What galled me about the movie, and galls me even more when I read it again, is the shameful way in which academia has been blurred into the overall elite that runs the country for its own ends. Some very high profile economists are nothing but well paid consultants or advocates. It is impossible – because economics has no ethical rules worth a lick – to tell whether these professors are teaching, researching, or advocating. Or all of the above. They slide from public positions of immense influence back into equally prestigious teaching posts with an oily slickness that corrodes their ethical standing while enriching their bank accounts in equal measure. Both political parties are involved. And for every industry you can find a high profile professor who, it just so happens, has just researched who wonderful that industry is. Or would be if only the government would leave it well alone. Such happy coincidences abound in economics. Apparently.

Read this – I have extracted it from Ferguson’s book:

  • “The ascendancy of the US capital markets . . . has improved the allocation of capital and risk throughout the US economy. . . . [The benefits include] enhanced stability of the US banking system . . .more jobs and higher wages . . . less frequent and milder [recessions] . . . a revolution in housing finance.”
  • “The capital markets have helped make the housing market less volatile. . . . ‘Credit crunches’ of the sort that periodically shut off the supply of funds to home buyers, and crushed the homebuilding industry . . . are a thing of the past.”
  • “The revolution in housing finance has also led to another radical transformation that has been important in making the economy less cyclical.”
  • “We believe that the economic performance of the United States over the past decade provides strong evidence of the benefits of well-developed capital markets.”
  • They are quotes from an article written by Glenn Hubbard and William Dudley in 2004. They reveal a shocking lack of understanding and a wrongheaded faith in market magic totally belied by subsequent events. This was advocacy of deregulation. It could not be justified by theory. Not if true rigor was applied. There were no caveats. No references to the weaknesses in the theory. No caveat emptor clauses.

    Hubbard remains as Dean of Columbias’s business school and sits on multiple corporate boards. Dudley succeeded Geithner as head of the New York Fed, where he opined at great length on economic policy. So both retain huge influence. And make good money form their supposed expertise. An expertise that has been exposed in the most brutal way to be suspect.

    In what other profession can one fail so openly and completely and continue to practice at its apogee? And be rewarded so well for being so wrong?

    What other subject tolerates the omission of key information from its textbooks?

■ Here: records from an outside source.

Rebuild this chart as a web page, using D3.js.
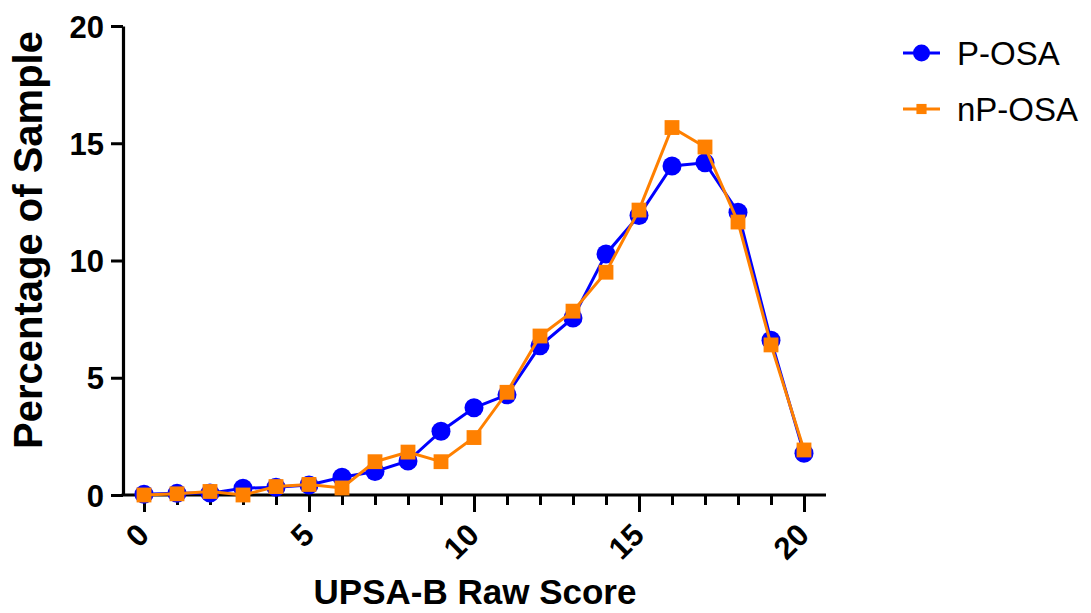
<!DOCTYPE html>
<html>
<head>
<meta charset="utf-8">
<script src="https://cdn.jsdelivr.net/npm/d3@7"></script>
<style>
  html, body { margin: 0; padding: 0; background: #fff; }
  svg { display: block; font-family: "Liberation Sans", Arial, Helvetica, sans-serif; }
</style>
</head>
<body>
<svg id="chart" width="1091" height="613"></svg>
<script>
// UPSA-B raw score (0–20) and the percentage of each group at that score
const scores = [0, 1, 2, 3, 4, 5, 6, 7, 8, 9, 10, 11, 12, 13, 14, 15, 16, 17, 18, 19, 20];
const pOSA   = [0.03, 0.07, 0.08, 0.29, 0.33, 0.43, 0.76, 1.0, 1.45, 2.72, 3.72, 4.27, 6.36, 7.55, 10.28, 11.92, 14.03, 14.17, 12.06, 6.6, 1.78];
const npOSA  = [0.0, 0.05, 0.15, 0.0, 0.36, 0.45, 0.3, 1.42, 1.83, 1.42, 2.45, 4.38, 6.78, 7.84, 9.5, 12.15, 15.67, 14.84, 11.64, 6.4, 1.92];
const yTicks = [0, 5, 10, 15, 20];
const xMajor = [0, 5, 10, 15, 20];

const series = [
  { name: "P-OSA",  values: pOSA,  color: "#0000ff", symbol: "circle" },
  { name: "nP-OSA", values: npOSA, color: "#ff8000", symbol: "square" }
];

const svg = d3.select("#chart");

const x = d3.scaleLinear().domain([0, 20]).range([144, 804]);
const y = d3.scaleLinear().domain([0, 20]).range([495, 26]);
const axisLeftX = 123;
const axisRightX = 826;

// Y axis
const yAxis = svg.append("g")
  .attr("transform", `translate(${axisLeftX},0)`)
  .call(d3.axisLeft(y).tickValues(yTicks).tickSize(12).tickSizeOuter(0).tickPadding(7));
yAxis.select(".domain").attr("stroke", "#000").attr("stroke-width", 3.2);
yAxis.selectAll(".tick line").attr("stroke", "#000").attr("stroke-width", 3);
yAxis.selectAll(".tick text")
  .attr("fill", "#000")
  .style("font-size", "31px")
  .style("font-weight", "bold")
  .attr("dy", "0.36em");

// X axis: minor tick at every score, longer tick on the labelled ones
const xAxis = svg.append("g")
  .attr("transform", `translate(0,${y(0)})`)
  .call(d3.axisBottom(x).tickValues(scores).tickSize(10).tickSizeOuter(0).tickFormat(""));
xAxis.select(".domain").remove();
xAxis.append("line")
  .attr("x1", axisLeftX - 1.5).attr("x2", axisRightX)
  .attr("y1", 0).attr("y2", 0)
  .attr("stroke", "#000").attr("stroke-width", 3.2);
xAxis.selectAll(".tick line")
  .attr("stroke", "#000").attr("stroke-width", 3)
  .attr("y2", d => xMajor.includes(d) ? 17 : 10);
xAxis.selectAll(".tick text").remove();

svg.append("g").selectAll("text")
  .data(xMajor)
  .join("text")
  .attr("transform", d => `translate(${x(d) - 1},${y(0) + 34}) rotate(-45)`)
  .attr("text-anchor", "end")
  .attr("dy", "0.36em")
  .style("font-size", "31px")
  .style("font-weight", "bold")
  .text(d => d);

// Axis titles
svg.append("text")
  .attr("x", 475).attr("y", 604)
  .attr("text-anchor", "middle")
  .style("font-size", "35px")
  .style("font-weight", "bold")
  .text("UPSA-B Raw Score");

svg.append("text")
  .attr("transform", "translate(42,240) rotate(-90)")
  .attr("text-anchor", "middle")
  .style("font-size", "40px")
  .style("font-weight", "bold")
  .text("Percentage of Sample");

// Series lines and markers
const line = d3.line()
  .x((d, i) => x(scores[i]))
  .y(d => y(d));

function drawMarker(sel, s, size) {
  if (s.symbol === "circle") {
    sel.append("circle").attr("r", size / 2).attr("fill", s.color);
  } else {
    sel.append("rect")
      .attr("x", -size * 0.39).attr("y", -size * 0.39)
      .attr("width", size * 0.78).attr("height", size * 0.78)
      .attr("fill", s.color);
  }
}

series.forEach(s => {
  const g = svg.append("g");
  g.append("path")
    .datum(s.values)
    .attr("d", line)
    .attr("fill", "none")
    .attr("stroke", s.color)
    .attr("stroke-width", 3);
  g.selectAll("g.pt")
    .data(s.values)
    .join("g")
    .attr("class", "pt")
    .attr("transform", (d, i) => `translate(${x(scores[i])},${y(d)})`)
    .each(function () { drawMarker(d3.select(this), s, 19); });
});

// Legend
const legend = svg.append("g");
series.forEach((s, i) => {
  const cy = 53 + i * 56;
  const g = legend.append("g").attr("transform", `translate(0,${cy})`);
  g.append("line")
    .attr("x1", 903).attr("x2", 940)
    .attr("stroke", s.color).attr("stroke-width", 3);
  const m = g.append("g").attr("transform", "translate(921.5,0)");
  drawMarker(m, s, s.symbol === "circle" ? 17 : 13);
  g.append("text")
    .attr("x", 957).attr("y", 0)
    .attr("dy", "0.36em")
    .style("font-size", "33px")
    .text(s.name);
});
</script>
</body>
</html>
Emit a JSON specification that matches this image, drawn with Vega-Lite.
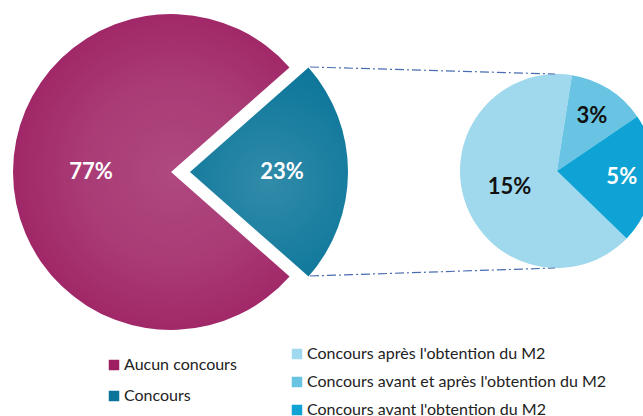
{
  "$schema": "https://vega.github.io/schema/vega-lite/v6.json",
  "width": 643,
  "height": 416,
  "padding": 0,
  "autosize": {"type": "none"},
  "config": {"view": {"stroke": null}, "font": "Lato", "legend": {"padding": 0}},
  "datasets": {
    "principal": [
      {"categorie": "Aucun concours", "part": 77, "ordre": 2, "libelle": "77%"},
      {"categorie": "Concours", "part": 23, "ordre": 1, "libelle": "23%"}
    ],
    "detail": [
      {"categorie": "Concours après l'obtention du M2", "part": 15, "ordre": 3, "libelle": "15%"},
      {"categorie": "Concours avant et après l'obtention du M2", "part": 3, "ordre": 1, "libelle": "3%"},
      {"categorie": "Concours avant l'obtention du M2", "part": 5, "ordre": 2, "libelle": "5%"}
    ],
    "liens": [
      {"lien": "haut"},
      {"lien": "bas"}
    ]
  },
  "layer": [
    {
      "data": {"name": "principal"},
      "layer": [
        {
          "mark": {"type": "arc", "x": 171, "y": 172, "outerRadius": 158},
          "encoding": {
            "theta": {"field": "part", "type": "quantitative", "stack": true, "scale": {"range": [0.848, 7.131]}},
            "order": {"field": "ordre"},
            "color": {
              "field": "categorie", "type": "nominal",
              "scale": {"domain": ["Aucun concours", "Concours"], "range": ["#9d1f62", "#0a7599"]},
              "legend": {"orient": "none", "legendX": 106, "legendY": 357, "title": null, "symbolType": "square", "symbolSize": 110, "symbolStrokeWidth": 0, "labelFontSize": 16, "labelColor": "#222222", "labelOffset": 2, "rowPadding": 15}
            },
            "opacity": {"condition": {"test": "datum.categorie === 'Concours'", "value": 0}, "value": 1}
          }
        },
        {
          "mark": {"type": "arc", "x": 171, "y": 172, "xOffset": 19, "outerRadius": 158},
          "encoding": {
            "theta": {"field": "part", "type": "quantitative", "stack": true},
            "order": {"field": "ordre"},
            "color": {"field": "categorie", "type": "nominal"},
            "opacity": {"condition": {"test": "datum.categorie === 'Concours'", "value": 1}, "value": 0}
          }
        },
        {
          "mark": {"type": "arc", "x": 171, "y": 172, "outerRadius": 158,
            "fill": {"gradient": "radial", "x1": 0.572, "y1": 0.5, "r1": 0, "x2": 0.572, "y2": 0.5, "r2": 0.6,
              "stops": [{"offset": 0, "color": "rgba(255,255,255,0.19)"}, {"offset": 0.5, "color": "rgba(255,255,255,0.12)"}, {"offset": 1, "color": "rgba(255,255,255,0)"}]}},
          "encoding": {
            "theta": {"field": "part", "type": "quantitative", "stack": true},
            "order": {"field": "ordre"},
            "opacity": {"condition": {"test": "datum.categorie === 'Concours'", "value": 0}, "value": 1}
          }
        },
        {
          "mark": {"type": "arc", "x": 171, "y": 172, "xOffset": 19, "outerRadius": 158,
            "fill": {"gradient": "radial", "x1": 0.5, "y1": 0.55, "r1": 0, "x2": 0.5, "y2": 0.55, "r2": 0.6,
              "stops": [{"offset": 0, "color": "rgba(255,255,255,0.16)"}, {"offset": 0.5, "color": "rgba(255,255,255,0.08)"}, {"offset": 1, "color": "rgba(255,255,255,0)"}]}},
          "encoding": {
            "theta": {"field": "part", "type": "quantitative", "stack": true},
            "order": {"field": "ordre"},
            "opacity": {"condition": {"test": "datum.categorie === 'Concours'", "value": 1}, "value": 0}
          }
        },
        {
          "mark": {"type": "text", "x": 171, "y": 172, "radius": 80, "fontSize": 22, "fontWeight": "bold", "color": "#ffffff", "align": "center", "baseline": "middle"},
          "encoding": {
            "theta": {"field": "part", "type": "quantitative", "stack": true},
            "order": {"field": "ordre"},
            "text": {"field": "libelle"},
            "opacity": {"condition": {"test": "datum.categorie === 'Concours'", "value": 0}, "value": 1}
          }
        },
        {
          "mark": {"type": "text", "x": 171, "y": 172, "xOffset": 19, "radius": 92, "fontSize": 22, "fontWeight": "bold", "color": "#ffffff", "align": "center", "baseline": "middle"},
          "encoding": {
            "theta": {"field": "part", "type": "quantitative", "stack": true},
            "order": {"field": "ordre"},
            "text": {"field": "libelle"},
            "opacity": {"condition": {"test": "datum.categorie === 'Concours'", "value": 1}, "value": 0}
          }
        }
      ]
    },
    {
      "data": {"name": "detail"},
      "layer": [
        {
          "mark": {"type": "arc", "x": 557, "y": 171, "outerRadius": 97},
          "encoding": {
            "theta": {"field": "part", "type": "quantitative", "stack": true, "scale": {"range": [0.155, 6.438]}},
            "order": {"field": "ordre"},
            "color": {
              "field": "categorie", "type": "nominal",
              "scale": {"domain": ["Concours après l'obtention du M2", "Concours avant et après l'obtention du M2", "Concours avant l'obtention du M2"], "range": ["#a0d9ed", "#68c4e2", "#0ea3d4"]},
              "legend": {"orient": "none", "legendX": 289, "legendY": 346, "title": null, "symbolType": "square", "symbolSize": 110, "symbolStrokeWidth": 0, "labelFontSize": 16, "labelColor": "#222222", "labelOffset": 2, "rowPadding": 12, "labelLimit": 400}
            }
          }
        },
        {
          "mark": {"type": "text", "x": 557, "y": 171, "radius": 50, "fontSize": 22, "fontWeight": "bold", "color": "#111111", "align": "center", "baseline": "middle"},
          "encoding": {
            "theta": {"field": "part", "type": "quantitative", "stack": true},
            "order": {"field": "ordre"},
            "text": {"field": "libelle"},
            "opacity": {"condition": {"test": "datum.part === 15", "value": 1}, "value": 0}
          }
        },
        {
          "mark": {"type": "text", "x": 557, "y": 171, "radius": 65, "fontSize": 22, "fontWeight": "bold", "align": "center", "baseline": "middle"},
          "encoding": {
            "theta": {"field": "part", "type": "quantitative", "stack": true},
            "order": {"field": "ordre"},
            "text": {"field": "libelle"},
            "color": {"condition": {"test": "datum.part === 5", "value": "#ffffff"}, "value": "#111111"},
            "opacity": {"condition": {"test": "datum.part === 15", "value": 0}, "value": 1}
          }
        }
      ]
    },
    {
      "data": {"name": "liens"},
      "transform": [{"filter": "datum.lien === 'haut'"}],
      "mark": {"type": "rule", "color": "#4a6db0", "strokeWidth": 1.2, "strokeDash": [9, 3, 2, 3]},
      "encoding": {
        "x": {"value": 310},
        "y": {"value": 67},
        "x2": {"value": 555},
        "y2": {"value": 74}
      }
    },
    {
      "data": {"name": "liens"},
      "transform": [{"filter": "datum.lien === 'bas'"}],
      "mark": {"type": "rule", "color": "#4a6db0", "strokeWidth": 1.2, "strokeDash": [9, 3, 2, 3]},
      "encoding": {
        "x": {"value": 310},
        "y": {"value": 276},
        "x2": {"value": 555},
        "y2": {"value": 268}
      }
    }
  ],
  "resolve": {"scale": {"color": "independent", "theta": "independent"}}
}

    What other subject seeks to keep its students ignorant rather than open them to the limits of its knowledge?

    What other subject sells its product as science when in fact it is simply organized opinion?

    Can we even call economics a “discipline” when it appears more the consequence of a meandering conversation designed to arrive at a predetermined answer?

    And it’s not enough for the notable exceptions to all this to claim they are fighting the good fight. They need to be more thorough in their rejection of the ethical lapses of their colleagues and more strong willed in their attempts to reestablish a good name for economics.

    Because at present there isn’t one.